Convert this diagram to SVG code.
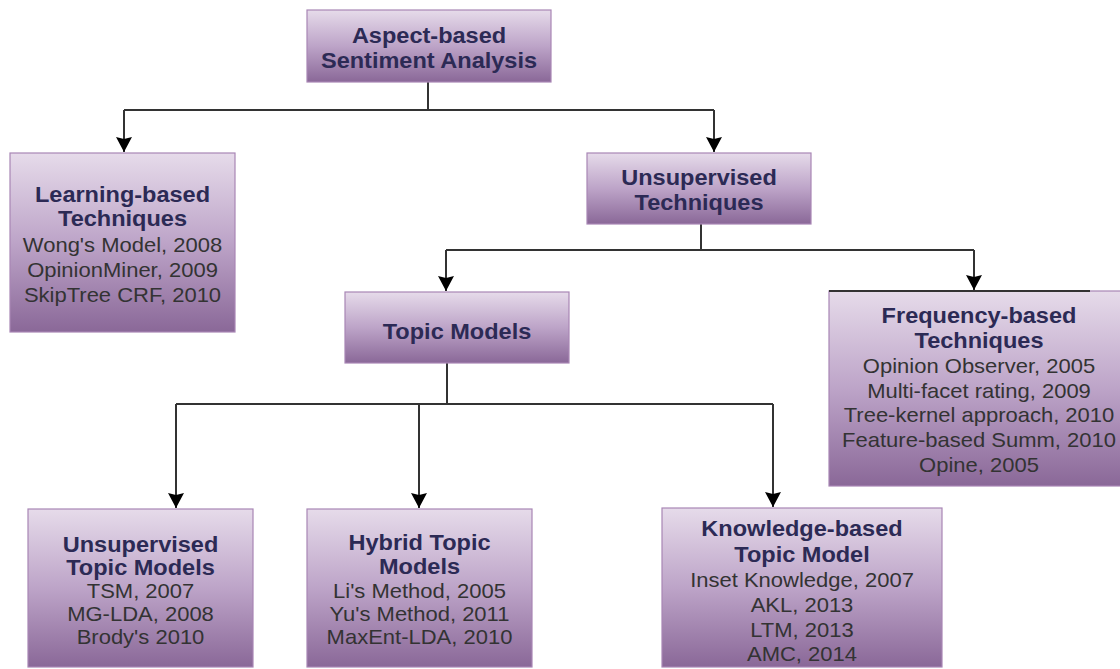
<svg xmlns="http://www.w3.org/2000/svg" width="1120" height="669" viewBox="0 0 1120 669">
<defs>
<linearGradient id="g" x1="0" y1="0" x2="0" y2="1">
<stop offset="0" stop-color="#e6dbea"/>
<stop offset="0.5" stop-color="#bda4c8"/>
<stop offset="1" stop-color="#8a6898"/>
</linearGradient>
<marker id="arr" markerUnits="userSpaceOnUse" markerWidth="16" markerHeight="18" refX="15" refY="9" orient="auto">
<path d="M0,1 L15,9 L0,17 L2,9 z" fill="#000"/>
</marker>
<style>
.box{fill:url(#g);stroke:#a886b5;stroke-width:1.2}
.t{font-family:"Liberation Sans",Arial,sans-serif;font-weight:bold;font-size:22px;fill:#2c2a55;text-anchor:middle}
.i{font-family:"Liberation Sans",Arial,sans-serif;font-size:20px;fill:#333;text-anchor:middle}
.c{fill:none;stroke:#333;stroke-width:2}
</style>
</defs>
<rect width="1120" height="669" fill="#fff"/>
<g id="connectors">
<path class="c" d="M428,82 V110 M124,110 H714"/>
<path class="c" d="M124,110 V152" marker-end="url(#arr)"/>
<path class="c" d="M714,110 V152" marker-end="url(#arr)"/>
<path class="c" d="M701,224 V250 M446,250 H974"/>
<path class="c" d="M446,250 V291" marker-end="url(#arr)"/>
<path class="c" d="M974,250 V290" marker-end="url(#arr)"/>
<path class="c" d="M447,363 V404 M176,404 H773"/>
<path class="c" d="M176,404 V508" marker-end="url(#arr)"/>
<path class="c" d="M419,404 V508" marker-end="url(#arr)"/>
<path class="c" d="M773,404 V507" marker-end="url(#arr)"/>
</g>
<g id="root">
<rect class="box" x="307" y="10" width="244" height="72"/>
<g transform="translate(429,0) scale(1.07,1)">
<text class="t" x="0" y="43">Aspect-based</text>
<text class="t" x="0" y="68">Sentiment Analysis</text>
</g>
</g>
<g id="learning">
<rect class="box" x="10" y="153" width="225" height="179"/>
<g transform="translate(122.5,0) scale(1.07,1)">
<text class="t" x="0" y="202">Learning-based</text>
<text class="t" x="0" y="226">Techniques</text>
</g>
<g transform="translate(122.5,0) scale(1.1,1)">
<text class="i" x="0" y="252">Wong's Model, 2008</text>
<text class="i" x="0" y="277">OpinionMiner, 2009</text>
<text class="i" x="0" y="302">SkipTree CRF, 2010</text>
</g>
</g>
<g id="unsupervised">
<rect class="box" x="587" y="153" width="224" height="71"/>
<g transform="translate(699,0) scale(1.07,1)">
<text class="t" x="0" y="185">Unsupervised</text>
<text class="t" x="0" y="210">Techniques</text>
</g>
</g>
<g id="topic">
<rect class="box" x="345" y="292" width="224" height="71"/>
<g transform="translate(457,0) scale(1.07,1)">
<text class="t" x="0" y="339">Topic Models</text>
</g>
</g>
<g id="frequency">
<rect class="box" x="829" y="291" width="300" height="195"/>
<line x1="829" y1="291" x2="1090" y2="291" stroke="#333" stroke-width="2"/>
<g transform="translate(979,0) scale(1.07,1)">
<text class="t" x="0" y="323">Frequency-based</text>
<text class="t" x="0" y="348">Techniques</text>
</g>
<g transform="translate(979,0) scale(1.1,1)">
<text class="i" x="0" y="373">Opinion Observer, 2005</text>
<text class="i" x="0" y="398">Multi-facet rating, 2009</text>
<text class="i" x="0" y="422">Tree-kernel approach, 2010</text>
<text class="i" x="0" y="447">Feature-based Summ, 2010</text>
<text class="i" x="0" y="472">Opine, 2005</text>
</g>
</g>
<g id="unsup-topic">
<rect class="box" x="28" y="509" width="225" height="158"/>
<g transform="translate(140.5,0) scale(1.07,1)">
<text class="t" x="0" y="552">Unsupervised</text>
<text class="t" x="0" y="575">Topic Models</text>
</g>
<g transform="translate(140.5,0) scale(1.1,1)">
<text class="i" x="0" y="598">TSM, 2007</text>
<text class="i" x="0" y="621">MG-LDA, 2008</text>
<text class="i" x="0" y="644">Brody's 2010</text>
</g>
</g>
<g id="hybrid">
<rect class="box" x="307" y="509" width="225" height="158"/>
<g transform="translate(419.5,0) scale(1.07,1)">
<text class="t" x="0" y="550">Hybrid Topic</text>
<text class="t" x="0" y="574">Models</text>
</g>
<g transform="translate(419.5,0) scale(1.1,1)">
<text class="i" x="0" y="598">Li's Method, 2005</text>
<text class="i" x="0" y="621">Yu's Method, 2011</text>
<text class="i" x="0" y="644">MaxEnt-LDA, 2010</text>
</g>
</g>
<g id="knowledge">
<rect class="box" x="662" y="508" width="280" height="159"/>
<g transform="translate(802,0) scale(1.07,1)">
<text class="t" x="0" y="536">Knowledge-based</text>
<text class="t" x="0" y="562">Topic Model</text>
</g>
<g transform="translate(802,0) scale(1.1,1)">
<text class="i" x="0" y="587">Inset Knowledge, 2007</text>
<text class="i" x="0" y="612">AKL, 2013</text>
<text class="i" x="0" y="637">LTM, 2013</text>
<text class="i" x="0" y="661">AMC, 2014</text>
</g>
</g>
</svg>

> _EXERCISE DETAILS_: Pictures are to be left out; repeat all the remaining data exactly.

> _FINISHED EXERCISE_:
Convert this diagram to SVG code.
<svg xmlns="http://www.w3.org/2000/svg" width="1120" height="669" viewBox="0 0 1120 669">
<defs>
<linearGradient id="g" x1="0" y1="0" x2="0" y2="1">
<stop offset="0" stop-color="#e6dbea"/>
<stop offset="0.5" stop-color="#bda4c8"/>
<stop offset="1" stop-color="#8a6898"/>
</linearGradient>
<marker id="arr" markerUnits="userSpaceOnUse" markerWidth="16" markerHeight="18" refX="15" refY="9" orient="auto">
<path d="M0,1 L15,9 L0,17 L2,9 z" fill="#000"/>
</marker>
<style>
.box{fill:url(#g);stroke:#a886b5;stroke-width:1.2}
.t{font-family:"Liberation Sans",Arial,sans-serif;font-weight:bold;font-size:22px;fill:#2c2a55;text-anchor:middle}
.i{font-family:"Liberation Sans",Arial,sans-serif;font-size:20px;fill:#333;text-anchor:middle}
.c{fill:none;stroke:#333;stroke-width:2}
</style>
</defs>
<rect width="1120" height="669" fill="#fff"/>
<g id="connectors">
<path class="c" d="M428,82 V110 M124,110 H714"/>
<path class="c" d="M124,110 V152" marker-end="url(#arr)"/>
<path class="c" d="M714,110 V152" marker-end="url(#arr)"/>
<path class="c" d="M701,224 V250 M446,250 H974"/>
<path class="c" d="M446,250 V291" marker-end="url(#arr)"/>
<path class="c" d="M974,250 V290" marker-end="url(#arr)"/>
<path class="c" d="M447,363 V404 M176,404 H773"/>
<path class="c" d="M176,404 V508" marker-end="url(#arr)"/>
<path class="c" d="M419,404 V508" marker-end="url(#arr)"/>
<path class="c" d="M773,404 V507" marker-end="url(#arr)"/>
</g>
<g id="root">
<rect class="box" x="307" y="10" width="244" height="72"/>
<g transform="translate(429,0) scale(1.07,1)">
<text class="t" x="0" y="43">Aspect-based</text>
<text class="t" x="0" y="68">Sentiment Analysis</text>
</g>
</g>
<g id="learning">
<rect class="box" x="10" y="153" width="225" height="179"/>
<g transform="translate(122.5,0) scale(1.07,1)">
<text class="t" x="0" y="202">Learning-based</text>
<text class="t" x="0" y="226">Techniques</text>
</g>
<g transform="translate(122.5,0) scale(1.1,1)">
<text class="i" x="0" y="252">Wong's Model, 2008</text>
<text class="i" x="0" y="277">OpinionMiner, 2009</text>
<text class="i" x="0" y="302">SkipTree CRF, 2010</text>
</g>
</g>
<g id="unsupervised">
<rect class="box" x="587" y="153" width="224" height="71"/>
<g transform="translate(699,0) scale(1.07,1)">
<text class="t" x="0" y="185">Unsupervised</text>
<text class="t" x="0" y="210">Techniques</text>
</g>
</g>
<g id="topic">
<rect class="box" x="345" y="292" width="224" height="71"/>
<g transform="translate(457,0) scale(1.07,1)">
<text class="t" x="0" y="339">Topic Models</text>
</g>
</g>
<g id="frequency">
<rect class="box" x="829" y="291" width="300" height="195"/>
<line x1="829" y1="291" x2="1090" y2="291" stroke="#333" stroke-width="2"/>
<g transform="translate(979,0) scale(1.07,1)">
<text class="t" x="0" y="323">Frequency-based</text>
<text class="t" x="0" y="348">Techniques</text>
</g>
<g transform="translate(979,0) scale(1.1,1)">
<text class="i" x="0" y="373">Opinion Observer, 2005</text>
<text class="i" x="0" y="398">Multi-facet rating, 2009</text>
<text class="i" x="0" y="422">Tree-kernel approach, 2010</text>
<text class="i" x="0" y="447">Feature-based Summ, 2010</text>
<text class="i" x="0" y="472">Opine, 2005</text>
</g>
</g>
<g id="unsup-topic">
<rect class="box" x="28" y="509" width="225" height="158"/>
<g transform="translate(140.5,0) scale(1.07,1)">
<text class="t" x="0" y="552">Unsupervised</text>
<text class="t" x="0" y="575">Topic Models</text>
</g>
<g transform="translate(140.5,0) scale(1.1,1)">
<text class="i" x="0" y="598">TSM, 2007</text>
<text class="i" x="0" y="621">MG-LDA, 2008</text>
<text class="i" x="0" y="644">Brody's 2010</text>
</g>
</g>
<g id="hybrid">
<rect class="box" x="307" y="509" width="225" height="158"/>
<g transform="translate(419.5,0) scale(1.07,1)">
<text class="t" x="0" y="550">Hybrid Topic</text>
<text class="t" x="0" y="574">Models</text>
</g>
<g transform="translate(419.5,0) scale(1.1,1)">
<text class="i" x="0" y="598">Li's Method, 2005</text>
<text class="i" x="0" y="621">Yu's Method, 2011</text>
<text class="i" x="0" y="644">MaxEnt-LDA, 2010</text>
</g>
</g>
<g id="knowledge">
<rect class="box" x="662" y="508" width="280" height="159"/>
<g transform="translate(802,0) scale(1.07,1)">
<text class="t" x="0" y="536">Knowledge-based</text>
<text class="t" x="0" y="562">Topic Model</text>
</g>
<g transform="translate(802,0) scale(1.1,1)">
<text class="i" x="0" y="587">Inset Knowledge, 2007</text>
<text class="i" x="0" y="612">AKL, 2013</text>
<text class="i" x="0" y="637">LTM, 2013</text>
<text class="i" x="0" y="661">AMC, 2014</text>
</g>
</g>
</svg>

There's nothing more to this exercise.